July 1315 – Robert Bruce besieges Carlisle but it is ably defended by Sir Andrew Harclay who tried to establish peace but got himself hung, drawn and quartered for his efforts.

It was during this period of increased militarization that Hexham Goal was built and also Thirlwall Castle which used dressed stone from a rather large nearby wall… It is situated near the Tyne-Irthing Gap a way used by Scottish raiders so its strategic position is immediately obvious.  Some miles down the road, Aydon Castle turned from being a manor house into a fortified manor with its own barmkin wall.

In fact, those who could fortify their dwellings did so on both sides of the borders.   Peles or peel towers dot the border region and the Eden Valley.  They were not built to stop raiders they were built to keep families and their livestock safe during incursions.  They tend to be rectangular with a barrel-vaulted basement and two further stories above including a roof with a beacon to summon help.  The Vicar at Corbridge had his own pele tower and there’s one in the grounds of Carlisle Cathedral.  In other locations churches included fortified protection for local villagers in their design creating a landscape of romantic looking ruins today but which reflect the difficulties of living on the border until the two kingdoms came under the rule of one monarch.

Bastle Houses are very similar to peels but built on a smaller scale – they tended to be owned by better off tenant farmers. Most of them were built in the Sixteenth Century and lie within 15 miles of the border.

Anglo-Scottish history – establishing a border.

The Romans built a wall, actually two walls, there’s some question as to whether they wanted to keep the locals in and the Picts out or whether they were considering the more salient aspects of effective customs and excise.  Whatever its main uses were, other than keeping Roman squaddies busy building it and then miserable guarding it, a nice solid stone (or soil and turf) structure with gates at regular intervals is quite hard to argue with.

CSC_0164

During the medieval period the border between England and Scotland shifted depending upon the strength of the English and Scottish monarchs and,of course, what else was occupying their attention.  During the Anarchy or the Nineteen Long Winters as the war between Stephen and Matilda in England was known the Scots were able to extend their borders in a southerly direction.  Carlisle was in King David of Scotland’s hands at this time.

The reign of King John (a.k.a. Lackland or Softsword depending on how mean you’re feeling) is also a good example of  Scottish kings availing themselves of convenient opportunities. In 1209 William I of Scotland and King John of England signed the Treaty of Norham which stopped the English building a fort at Tweedmouth, but at the cost of a £10,000 payment to the English: and William’s two oldest daughters, who John later married to English nobles. On the 4th December 1214 Alexander II succeeded to the Scottish throne and the following year took advantage of King John’s weakness after the signing of the Magna Carta to try to capture Northumberland. He was beaten back but a period of cross border warfare followed until John’s death in 1216.
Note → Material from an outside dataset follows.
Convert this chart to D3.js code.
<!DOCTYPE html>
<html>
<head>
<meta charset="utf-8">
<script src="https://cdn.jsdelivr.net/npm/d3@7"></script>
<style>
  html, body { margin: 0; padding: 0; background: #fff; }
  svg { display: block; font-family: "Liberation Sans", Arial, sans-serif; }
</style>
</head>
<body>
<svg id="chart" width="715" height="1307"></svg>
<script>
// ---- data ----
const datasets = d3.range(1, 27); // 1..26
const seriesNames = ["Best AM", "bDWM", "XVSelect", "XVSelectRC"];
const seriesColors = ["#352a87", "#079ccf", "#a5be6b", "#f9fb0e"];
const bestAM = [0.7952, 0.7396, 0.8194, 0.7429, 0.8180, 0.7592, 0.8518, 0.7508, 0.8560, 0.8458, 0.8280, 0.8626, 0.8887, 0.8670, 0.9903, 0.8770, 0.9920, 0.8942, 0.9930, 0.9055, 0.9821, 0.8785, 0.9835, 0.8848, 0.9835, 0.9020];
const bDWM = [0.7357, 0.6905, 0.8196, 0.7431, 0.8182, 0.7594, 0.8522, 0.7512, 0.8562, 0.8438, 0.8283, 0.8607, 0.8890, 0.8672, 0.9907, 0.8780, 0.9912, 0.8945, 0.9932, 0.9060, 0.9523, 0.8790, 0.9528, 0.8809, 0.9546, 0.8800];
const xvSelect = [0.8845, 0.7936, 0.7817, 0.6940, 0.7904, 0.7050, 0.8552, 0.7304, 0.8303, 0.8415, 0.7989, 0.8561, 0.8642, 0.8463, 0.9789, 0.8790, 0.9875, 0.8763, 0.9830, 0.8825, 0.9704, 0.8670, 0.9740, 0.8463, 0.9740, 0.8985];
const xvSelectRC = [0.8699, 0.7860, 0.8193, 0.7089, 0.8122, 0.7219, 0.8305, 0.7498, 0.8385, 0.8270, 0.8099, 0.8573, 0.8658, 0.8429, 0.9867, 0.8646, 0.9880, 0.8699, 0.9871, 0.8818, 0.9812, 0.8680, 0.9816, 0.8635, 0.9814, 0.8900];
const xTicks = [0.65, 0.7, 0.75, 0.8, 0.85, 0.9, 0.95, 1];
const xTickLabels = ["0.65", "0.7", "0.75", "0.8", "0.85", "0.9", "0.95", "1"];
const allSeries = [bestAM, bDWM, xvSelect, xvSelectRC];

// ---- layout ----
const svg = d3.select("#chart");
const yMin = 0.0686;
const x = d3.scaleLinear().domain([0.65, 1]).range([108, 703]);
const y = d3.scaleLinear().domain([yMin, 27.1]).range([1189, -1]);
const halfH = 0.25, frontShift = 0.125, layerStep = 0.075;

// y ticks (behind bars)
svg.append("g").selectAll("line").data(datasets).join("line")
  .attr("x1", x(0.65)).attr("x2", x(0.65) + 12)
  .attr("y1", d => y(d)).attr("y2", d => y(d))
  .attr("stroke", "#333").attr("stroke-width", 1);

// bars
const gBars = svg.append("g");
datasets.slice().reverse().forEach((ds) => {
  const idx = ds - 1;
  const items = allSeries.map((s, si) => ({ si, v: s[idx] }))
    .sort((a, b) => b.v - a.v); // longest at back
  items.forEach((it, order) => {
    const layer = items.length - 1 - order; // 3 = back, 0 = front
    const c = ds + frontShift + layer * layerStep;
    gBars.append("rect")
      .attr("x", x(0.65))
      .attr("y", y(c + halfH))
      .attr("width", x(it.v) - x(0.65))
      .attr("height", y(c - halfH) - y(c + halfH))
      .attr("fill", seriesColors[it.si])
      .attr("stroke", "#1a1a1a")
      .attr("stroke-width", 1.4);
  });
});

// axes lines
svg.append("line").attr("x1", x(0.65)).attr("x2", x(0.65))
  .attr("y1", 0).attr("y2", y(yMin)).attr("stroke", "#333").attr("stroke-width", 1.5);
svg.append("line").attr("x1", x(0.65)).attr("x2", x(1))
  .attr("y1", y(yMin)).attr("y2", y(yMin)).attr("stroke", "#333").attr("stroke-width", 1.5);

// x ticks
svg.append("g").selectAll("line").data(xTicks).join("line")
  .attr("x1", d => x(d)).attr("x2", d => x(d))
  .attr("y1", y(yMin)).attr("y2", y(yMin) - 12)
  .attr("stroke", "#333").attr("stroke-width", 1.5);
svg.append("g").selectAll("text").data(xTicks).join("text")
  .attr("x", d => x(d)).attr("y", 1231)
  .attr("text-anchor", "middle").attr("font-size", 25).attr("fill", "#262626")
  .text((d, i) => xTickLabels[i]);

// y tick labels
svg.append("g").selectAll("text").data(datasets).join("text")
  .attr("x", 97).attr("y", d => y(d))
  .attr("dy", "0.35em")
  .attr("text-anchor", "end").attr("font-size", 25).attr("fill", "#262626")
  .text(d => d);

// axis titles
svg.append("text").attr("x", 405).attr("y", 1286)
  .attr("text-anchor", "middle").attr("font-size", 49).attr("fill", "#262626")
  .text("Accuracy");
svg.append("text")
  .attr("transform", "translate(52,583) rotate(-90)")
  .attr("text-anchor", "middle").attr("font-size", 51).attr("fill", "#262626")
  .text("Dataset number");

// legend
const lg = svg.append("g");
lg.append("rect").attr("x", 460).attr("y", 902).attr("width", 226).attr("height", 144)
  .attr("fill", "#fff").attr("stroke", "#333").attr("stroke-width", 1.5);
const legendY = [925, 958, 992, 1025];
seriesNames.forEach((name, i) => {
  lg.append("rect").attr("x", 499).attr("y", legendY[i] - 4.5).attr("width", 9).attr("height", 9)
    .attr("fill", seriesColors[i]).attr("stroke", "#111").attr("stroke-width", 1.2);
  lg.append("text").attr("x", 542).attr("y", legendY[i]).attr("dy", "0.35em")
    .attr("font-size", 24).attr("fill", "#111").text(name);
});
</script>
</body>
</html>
In 1237 The Anglo-Scottish border was established at The Treaty of York but like most next door neighbours with a shared fence there was still some argument about who was responsible for what.

By 1244 cross border tension led to the betrothal of the three-year-old future Alexander III and four-year-old Margaret, daughter of Henry III.   In October 1245 both kings sent men to agree where the border line lay from the Solway Firth in the West to the mouth of the River Tweed in the East so as to avoid any future unpleasantness.  In total that’s between 97 and 120 miles, depending on what you’re reading, with lots of ups and downs.  Six English knights and the six Scottish knights  were sent off to ‘perambulate’ the borderline but weren’t able to agree.  Twelve more knights were sent for a hike in December 1246.  Again, what could have been a pleasant though rather lengthy walk turned into a rather undignified argument with the two nationalities unable to agree about which bits of land were Scottish and which were English. In the end Henry arranged for twenty-four knights to take a stroll and they all agreed.  They were also all English which perhaps explains the unexpected harmony.